Spirit Airlines was supposed to be the “maverick” antitrust saved from JetBlue. Instead, the deal died, Spirit followed it into bankruptcy, and the maverick exited the market altogether. That is an awkward result for a merger challenge brought in the name of preserving competition—and a useful place to start a broader reconsideration of error costs.

A growing share of scholars, advocates, and policymakers now rejects much of conventional antitrust doctrine and method. They argue that this framework enabled the rise of purported digital monopolies in platform markets and contributed to a broader, purported decline in competition.

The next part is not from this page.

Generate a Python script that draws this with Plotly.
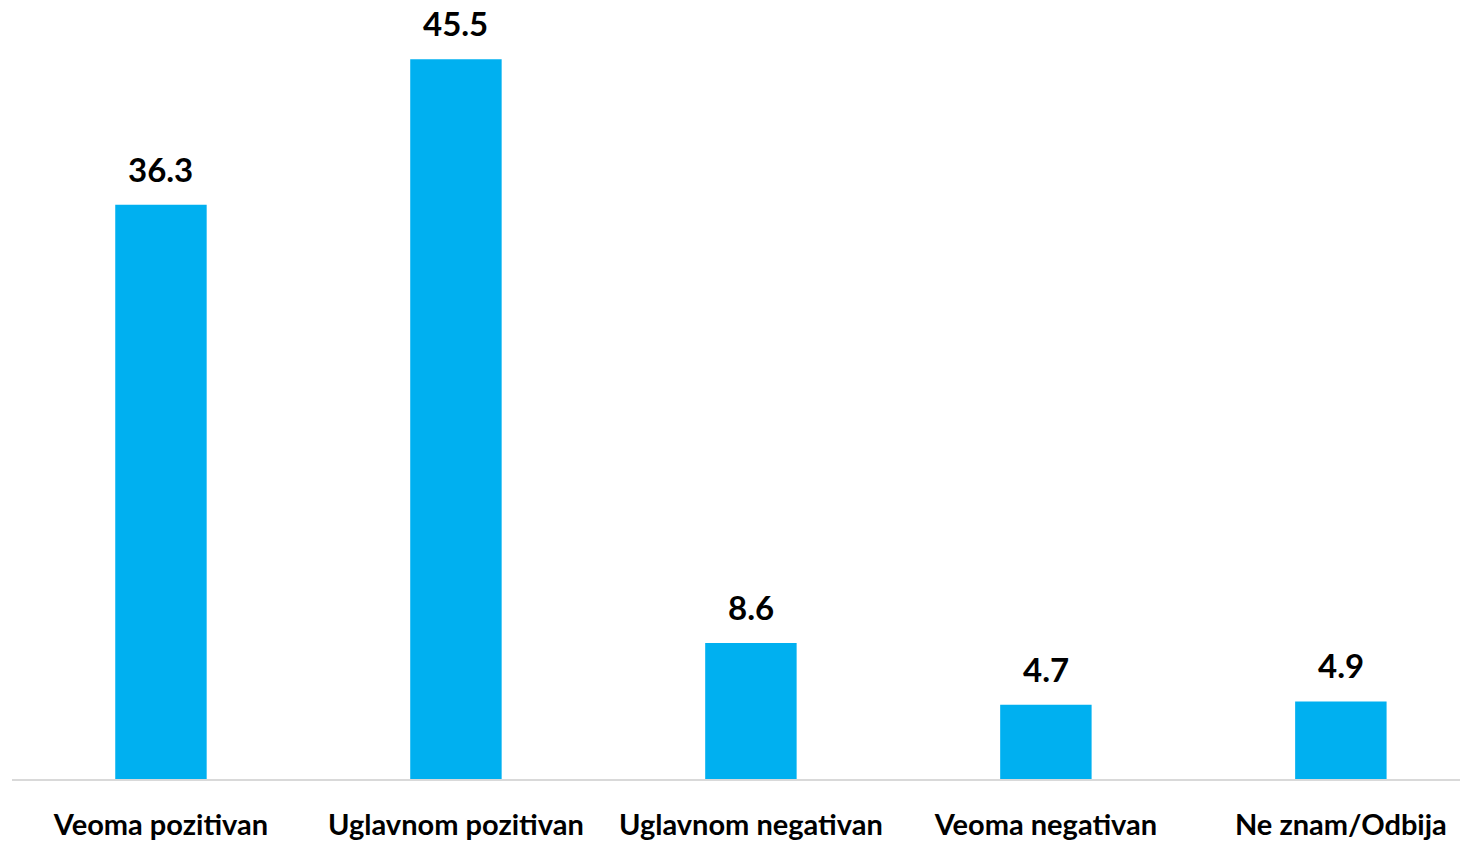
import plotly.graph_objects as go

categories = ["Veoma pozitivan", "Uglavnom pozitivan", "Uglavnom negativan", "Veoma negativan", "Ne znam/Odbija"]
values = [36.3, 45.5, 8.6, 4.7, 4.9]
value_labels = ["36.3", "45.5", "8.6", "4.7", "4.9"]

BAR = "#00b0f0"
FONT = "Lato"

fig = go.Figure()
fig.add_trace(go.Bar(
    x=list(range(len(categories))), y=values,
    marker=dict(color=BAR, line=dict(width=0)),
    width=0.31, hoverinfo="skip",
))

for i, (v, t) in enumerate(zip(values, value_labels)):
    fig.add_annotation(x=i, y=v, text="<b>" + t + "</b>", showarrow=False,
                       yanchor="bottom", yshift=14,
                       font=dict(family=FONT, size=33, color="#000000"))

fig.update_layout(
    width=1460, height=833,
    margin=dict(l=4, r=0, t=0, b=57),
    paper_bgcolor="white", plot_bgcolor="white",
    showlegend=False,
    font=dict(family=FONT, color="#000000"),
    xaxis=dict(
        range=[-0.505, 4.431],
        tickmode="array", tickvals=list(range(len(categories))),
        ticktext=["<b>" + c + "</b>" for c in categories],
        tickfont=dict(family=FONT, size=29, color="#000000"),
        showgrid=False, zeroline=False,
        showline=True, linecolor="#d9d9d9", linewidth=2,
        ticks="", ticklabelstandoff=19,
    ),
    yaxis=dict(range=[0, 48.74], visible=False),
)

fig.write_html("out.html")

Among the favorite targets is the “error-cost” principle: the view that the costs of antitrust overenforcement typically exceed the costs of underenforcement, in part because market forces tend, over time, to compete away inefficient practices. If that proposition is correct, regulators and courts should hesitate before condemning business practices as antitrust violations without compelling evidence of anticompetitive harm. Much of federal antitrust case law reflects this prudential approach.

Critics of the error-cost principle have offered little by way of hard numbers to show the competitive harms supposedly caused by caution in antitrust enforcement and adjudication. Nor have they seriously grappled with the countervailing costs of overenforcement. Even so, competition agencies in the United States, European Union, and United Kingdom have made significant interventions and pursued far-reaching remedies on this theory, brushing aside concerns about false diagnoses of anticompetitive maladies.

In the antitrust equivalent of Silicon Valley’s “move fast and break things,” agencies have been especially eager to block mergers based on inherently conjectural theories of potential future harm. Debates over whether such challenges are premature rarely yield clear answers at the time, precisely because they require crystal-ball predictions about future market trajectories. But now that critics of conventional antitrust have led several major competition agencies around the world, we have some accumulated evidence to inform the policy debate.

That evidence casts doubt on the merger-review strategy of “challenge first, ask questions later,” and on the assumption that false-positive error costs can be ignored or heavily discounted. It now appears that several recent merger challenges by U.S., EU, and U.K. regulators destroyed significant economic value—often accompanied by substantial losses in employment and related business activity—without any clear improvement in competitive conditions. In at least one case, those conditions worsened.